◆ Aim ◆
Leaving the pictures out, print the lines from the first line of the listing through the line containing "var yTickValues = [0, 1, 2, 3, 4, 5, 6];", exactly as they read, and no others.

┌─ Records for the task

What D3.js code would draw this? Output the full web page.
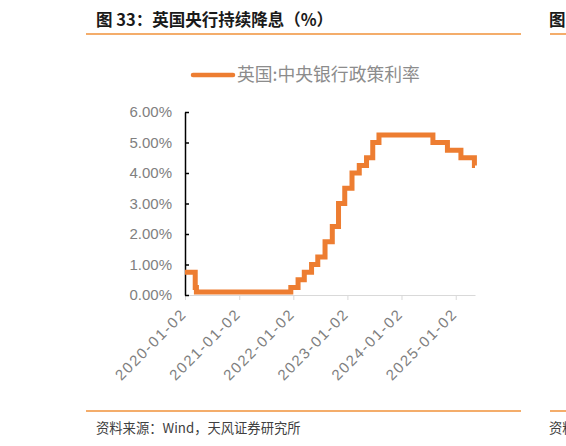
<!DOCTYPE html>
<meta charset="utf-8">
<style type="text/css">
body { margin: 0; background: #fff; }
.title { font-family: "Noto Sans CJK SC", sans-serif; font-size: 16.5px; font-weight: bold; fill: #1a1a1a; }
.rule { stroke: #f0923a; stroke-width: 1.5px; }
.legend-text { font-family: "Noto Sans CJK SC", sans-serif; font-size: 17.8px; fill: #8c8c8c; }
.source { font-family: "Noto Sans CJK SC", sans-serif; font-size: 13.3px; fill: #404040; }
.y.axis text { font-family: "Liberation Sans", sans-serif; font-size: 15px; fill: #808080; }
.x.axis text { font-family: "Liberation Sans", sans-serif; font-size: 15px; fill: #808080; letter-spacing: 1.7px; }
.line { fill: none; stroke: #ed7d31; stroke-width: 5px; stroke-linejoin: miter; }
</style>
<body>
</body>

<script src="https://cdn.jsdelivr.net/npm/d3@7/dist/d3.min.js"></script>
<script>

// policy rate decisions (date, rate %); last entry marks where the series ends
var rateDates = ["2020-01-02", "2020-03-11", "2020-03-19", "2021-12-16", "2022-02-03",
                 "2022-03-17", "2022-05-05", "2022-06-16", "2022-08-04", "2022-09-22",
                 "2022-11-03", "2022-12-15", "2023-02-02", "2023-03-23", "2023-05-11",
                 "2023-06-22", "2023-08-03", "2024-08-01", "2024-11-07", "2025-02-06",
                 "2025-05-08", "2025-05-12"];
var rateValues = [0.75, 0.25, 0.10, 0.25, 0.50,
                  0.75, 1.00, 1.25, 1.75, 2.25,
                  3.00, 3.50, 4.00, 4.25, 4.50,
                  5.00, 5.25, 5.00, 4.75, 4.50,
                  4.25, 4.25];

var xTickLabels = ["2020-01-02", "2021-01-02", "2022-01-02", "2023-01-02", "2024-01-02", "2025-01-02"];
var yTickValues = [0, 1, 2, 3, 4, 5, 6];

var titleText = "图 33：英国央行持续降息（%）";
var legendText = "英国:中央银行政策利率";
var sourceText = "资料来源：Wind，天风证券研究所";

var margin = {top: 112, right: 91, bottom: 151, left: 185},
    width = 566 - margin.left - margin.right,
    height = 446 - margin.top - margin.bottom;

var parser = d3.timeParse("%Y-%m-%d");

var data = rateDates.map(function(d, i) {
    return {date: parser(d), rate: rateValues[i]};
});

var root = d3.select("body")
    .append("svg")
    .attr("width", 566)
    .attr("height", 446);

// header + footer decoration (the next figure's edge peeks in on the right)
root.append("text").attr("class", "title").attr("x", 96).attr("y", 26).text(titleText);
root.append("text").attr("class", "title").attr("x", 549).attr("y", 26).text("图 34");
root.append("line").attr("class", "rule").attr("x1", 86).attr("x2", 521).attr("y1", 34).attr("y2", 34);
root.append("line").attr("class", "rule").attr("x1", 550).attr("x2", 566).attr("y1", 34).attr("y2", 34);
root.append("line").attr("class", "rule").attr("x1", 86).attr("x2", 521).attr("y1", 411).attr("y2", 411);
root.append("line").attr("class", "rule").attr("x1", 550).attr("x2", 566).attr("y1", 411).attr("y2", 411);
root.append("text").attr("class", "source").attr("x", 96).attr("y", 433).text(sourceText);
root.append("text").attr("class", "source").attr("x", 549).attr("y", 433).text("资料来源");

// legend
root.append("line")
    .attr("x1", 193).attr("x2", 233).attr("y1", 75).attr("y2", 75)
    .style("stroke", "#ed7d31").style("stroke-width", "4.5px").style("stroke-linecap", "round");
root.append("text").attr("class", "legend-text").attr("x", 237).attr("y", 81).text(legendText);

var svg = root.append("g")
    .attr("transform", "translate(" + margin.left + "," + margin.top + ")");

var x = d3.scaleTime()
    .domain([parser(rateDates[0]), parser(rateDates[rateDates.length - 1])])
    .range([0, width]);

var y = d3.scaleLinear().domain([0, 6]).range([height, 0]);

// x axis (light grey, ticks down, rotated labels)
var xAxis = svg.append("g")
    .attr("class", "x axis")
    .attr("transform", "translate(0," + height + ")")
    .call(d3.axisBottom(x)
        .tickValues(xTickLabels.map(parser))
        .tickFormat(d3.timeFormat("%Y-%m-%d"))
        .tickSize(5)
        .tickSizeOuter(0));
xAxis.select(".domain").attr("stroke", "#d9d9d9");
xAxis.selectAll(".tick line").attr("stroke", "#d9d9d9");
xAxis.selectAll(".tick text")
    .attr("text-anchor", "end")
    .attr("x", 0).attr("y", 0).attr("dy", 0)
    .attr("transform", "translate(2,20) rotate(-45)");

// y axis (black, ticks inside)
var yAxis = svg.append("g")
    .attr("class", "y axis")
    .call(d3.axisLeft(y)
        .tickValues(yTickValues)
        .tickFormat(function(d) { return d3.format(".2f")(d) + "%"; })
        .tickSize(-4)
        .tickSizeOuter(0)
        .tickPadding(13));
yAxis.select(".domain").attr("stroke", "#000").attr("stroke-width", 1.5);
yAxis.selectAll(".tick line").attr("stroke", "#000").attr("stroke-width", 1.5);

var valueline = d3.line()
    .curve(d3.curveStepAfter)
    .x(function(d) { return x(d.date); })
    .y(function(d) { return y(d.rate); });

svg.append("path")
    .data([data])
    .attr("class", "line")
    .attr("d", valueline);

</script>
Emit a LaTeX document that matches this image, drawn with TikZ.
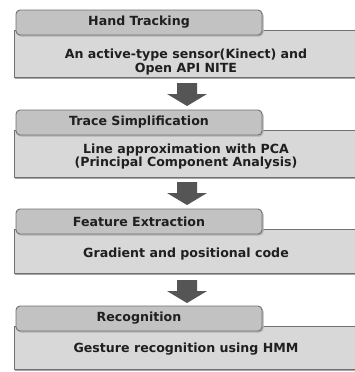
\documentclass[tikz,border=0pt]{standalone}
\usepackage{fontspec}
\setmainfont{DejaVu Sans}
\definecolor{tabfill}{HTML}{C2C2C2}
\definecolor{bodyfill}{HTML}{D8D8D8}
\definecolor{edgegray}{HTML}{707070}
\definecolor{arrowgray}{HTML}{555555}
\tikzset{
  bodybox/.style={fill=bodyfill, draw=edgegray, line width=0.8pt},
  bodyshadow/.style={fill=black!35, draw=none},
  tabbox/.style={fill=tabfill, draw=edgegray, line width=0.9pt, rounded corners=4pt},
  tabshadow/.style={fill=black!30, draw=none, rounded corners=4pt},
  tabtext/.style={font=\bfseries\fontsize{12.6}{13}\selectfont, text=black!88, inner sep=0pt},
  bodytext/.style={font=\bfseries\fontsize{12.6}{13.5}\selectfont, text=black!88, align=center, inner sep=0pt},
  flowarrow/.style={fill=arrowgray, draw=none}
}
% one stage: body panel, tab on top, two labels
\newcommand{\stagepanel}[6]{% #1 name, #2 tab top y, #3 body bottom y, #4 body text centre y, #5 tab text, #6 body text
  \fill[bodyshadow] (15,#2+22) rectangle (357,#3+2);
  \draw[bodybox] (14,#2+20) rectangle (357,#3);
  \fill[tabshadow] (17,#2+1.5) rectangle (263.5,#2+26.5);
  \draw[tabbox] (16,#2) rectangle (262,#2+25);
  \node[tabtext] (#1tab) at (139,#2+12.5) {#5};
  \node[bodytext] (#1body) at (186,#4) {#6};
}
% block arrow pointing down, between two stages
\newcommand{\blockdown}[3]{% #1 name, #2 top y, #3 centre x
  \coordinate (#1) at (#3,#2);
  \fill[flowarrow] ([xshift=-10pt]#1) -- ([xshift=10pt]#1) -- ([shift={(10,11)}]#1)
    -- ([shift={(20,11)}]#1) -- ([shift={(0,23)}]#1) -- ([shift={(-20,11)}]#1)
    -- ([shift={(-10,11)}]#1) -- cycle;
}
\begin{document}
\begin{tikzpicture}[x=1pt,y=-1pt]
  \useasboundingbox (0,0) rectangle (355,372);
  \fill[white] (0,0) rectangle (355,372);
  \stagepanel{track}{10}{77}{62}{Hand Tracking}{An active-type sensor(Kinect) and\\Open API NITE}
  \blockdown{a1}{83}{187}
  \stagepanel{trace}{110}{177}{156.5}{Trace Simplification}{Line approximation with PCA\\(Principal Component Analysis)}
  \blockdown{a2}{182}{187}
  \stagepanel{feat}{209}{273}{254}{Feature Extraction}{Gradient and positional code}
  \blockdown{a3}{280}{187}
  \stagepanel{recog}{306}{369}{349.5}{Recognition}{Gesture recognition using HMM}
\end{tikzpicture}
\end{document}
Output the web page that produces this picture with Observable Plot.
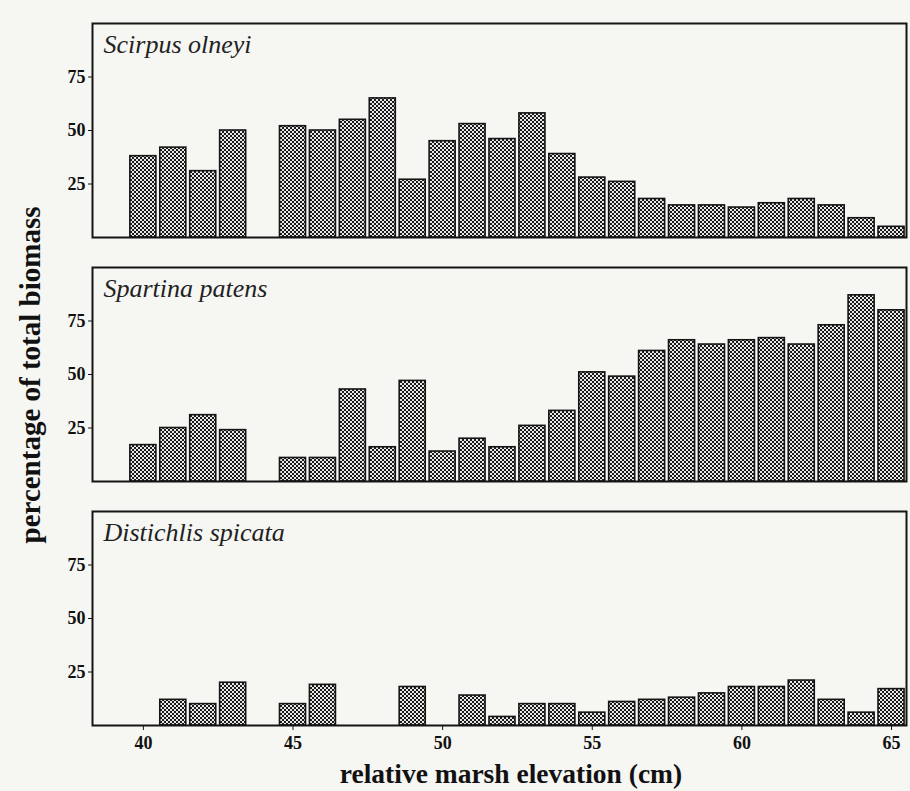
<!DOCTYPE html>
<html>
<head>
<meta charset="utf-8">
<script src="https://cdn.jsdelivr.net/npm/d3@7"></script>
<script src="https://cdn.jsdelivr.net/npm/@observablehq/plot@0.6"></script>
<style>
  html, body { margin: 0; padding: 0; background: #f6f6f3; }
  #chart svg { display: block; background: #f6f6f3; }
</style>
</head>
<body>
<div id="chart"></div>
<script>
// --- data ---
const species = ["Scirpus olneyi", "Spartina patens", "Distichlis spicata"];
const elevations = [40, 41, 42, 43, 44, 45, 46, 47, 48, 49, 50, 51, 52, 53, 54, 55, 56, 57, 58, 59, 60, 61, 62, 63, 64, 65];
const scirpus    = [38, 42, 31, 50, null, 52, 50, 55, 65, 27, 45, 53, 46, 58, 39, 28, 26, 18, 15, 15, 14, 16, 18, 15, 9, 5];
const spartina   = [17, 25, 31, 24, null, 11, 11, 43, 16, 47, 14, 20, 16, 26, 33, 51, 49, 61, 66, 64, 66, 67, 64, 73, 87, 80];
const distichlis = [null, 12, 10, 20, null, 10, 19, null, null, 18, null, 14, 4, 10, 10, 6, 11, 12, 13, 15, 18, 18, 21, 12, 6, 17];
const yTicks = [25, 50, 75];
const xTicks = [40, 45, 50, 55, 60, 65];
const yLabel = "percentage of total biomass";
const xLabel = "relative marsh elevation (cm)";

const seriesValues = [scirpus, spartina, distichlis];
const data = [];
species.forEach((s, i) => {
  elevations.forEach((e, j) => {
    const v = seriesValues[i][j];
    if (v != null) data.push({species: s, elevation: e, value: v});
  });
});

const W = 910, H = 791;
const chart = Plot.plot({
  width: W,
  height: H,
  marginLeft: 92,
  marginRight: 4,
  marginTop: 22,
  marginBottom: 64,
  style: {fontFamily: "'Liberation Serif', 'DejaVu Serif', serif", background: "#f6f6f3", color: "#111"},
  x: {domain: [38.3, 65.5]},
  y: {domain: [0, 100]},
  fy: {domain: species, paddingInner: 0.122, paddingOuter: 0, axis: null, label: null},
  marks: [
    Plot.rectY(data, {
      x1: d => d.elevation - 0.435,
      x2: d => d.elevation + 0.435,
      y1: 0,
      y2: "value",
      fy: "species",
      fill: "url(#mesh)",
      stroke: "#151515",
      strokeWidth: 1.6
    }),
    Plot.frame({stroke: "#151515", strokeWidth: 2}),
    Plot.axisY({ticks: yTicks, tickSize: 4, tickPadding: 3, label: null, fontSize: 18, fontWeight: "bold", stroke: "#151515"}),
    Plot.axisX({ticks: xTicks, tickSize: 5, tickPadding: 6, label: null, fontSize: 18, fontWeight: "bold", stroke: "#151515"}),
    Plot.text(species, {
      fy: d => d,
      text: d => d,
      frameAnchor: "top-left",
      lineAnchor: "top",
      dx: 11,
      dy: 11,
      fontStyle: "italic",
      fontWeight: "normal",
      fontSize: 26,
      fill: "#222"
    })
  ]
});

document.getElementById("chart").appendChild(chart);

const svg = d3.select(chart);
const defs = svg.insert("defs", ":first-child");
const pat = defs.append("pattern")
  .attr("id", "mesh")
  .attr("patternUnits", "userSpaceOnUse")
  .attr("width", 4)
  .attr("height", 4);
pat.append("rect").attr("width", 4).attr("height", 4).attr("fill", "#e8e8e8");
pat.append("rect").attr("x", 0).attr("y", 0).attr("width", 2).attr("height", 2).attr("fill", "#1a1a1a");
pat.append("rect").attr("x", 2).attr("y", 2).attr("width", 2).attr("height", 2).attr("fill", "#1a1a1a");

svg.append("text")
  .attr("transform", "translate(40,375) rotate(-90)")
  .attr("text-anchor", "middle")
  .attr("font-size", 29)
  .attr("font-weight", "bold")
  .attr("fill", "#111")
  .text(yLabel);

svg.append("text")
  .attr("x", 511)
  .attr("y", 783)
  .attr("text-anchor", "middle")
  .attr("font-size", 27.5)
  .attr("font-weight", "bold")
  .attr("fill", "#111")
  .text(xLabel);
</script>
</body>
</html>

└─

◆ Output below ◆
What D3.js code would draw this? Output the full web page.
<!DOCTYPE html>
<meta charset="utf-8">
<style type="text/css">
body { margin: 0; background: #fff; }
.title { font-family: "Noto Sans CJK SC", sans-serif; font-size: 16.5px; font-weight: bold; fill: #1a1a1a; }
.rule { stroke: #f0923a; stroke-width: 1.5px; }
.legend-text { font-family: "Noto Sans CJK SC", sans-serif; font-size: 17.8px; fill: #8c8c8c; }
.source { font-family: "Noto Sans CJK SC", sans-serif; font-size: 13.3px; fill: #404040; }
.y.axis text { font-family: "Liberation Sans", sans-serif; font-size: 15px; fill: #808080; }
.x.axis text { font-family: "Liberation Sans", sans-serif; font-size: 15px; fill: #808080; letter-spacing: 1.7px; }
.line { fill: none; stroke: #ed7d31; stroke-width: 5px; stroke-linejoin: miter; }
</style>
<body>
</body>

<script src="https://cdn.jsdelivr.net/npm/d3@7/dist/d3.min.js"></script>
<script>

// policy rate decisions (date, rate %); last entry marks where the series ends
var rateDates = ["2020-01-02", "2020-03-11", "2020-03-19", "2021-12-16", "2022-02-03",
                 "2022-03-17", "2022-05-05", "2022-06-16", "2022-08-04", "2022-09-22",
                 "2022-11-03", "2022-12-15", "2023-02-02", "2023-03-23", "2023-05-11",
                 "2023-06-22", "2023-08-03", "2024-08-01", "2024-11-07", "2025-02-06",
                 "2025-05-08", "2025-05-12"];
var rateValues = [0.75, 0.25, 0.10, 0.25, 0.50,
                  0.75, 1.00, 1.25, 1.75, 2.25,
                  3.00, 3.50, 4.00, 4.25, 4.50,
                  5.00, 5.25, 5.00, 4.75, 4.50,
                  4.25, 4.25];

var xTickLabels = ["2020-01-02", "2021-01-02", "2022-01-02", "2023-01-02", "2024-01-02", "2025-01-02"];
var yTickValues = [0, 1, 2, 3, 4, 5, 6];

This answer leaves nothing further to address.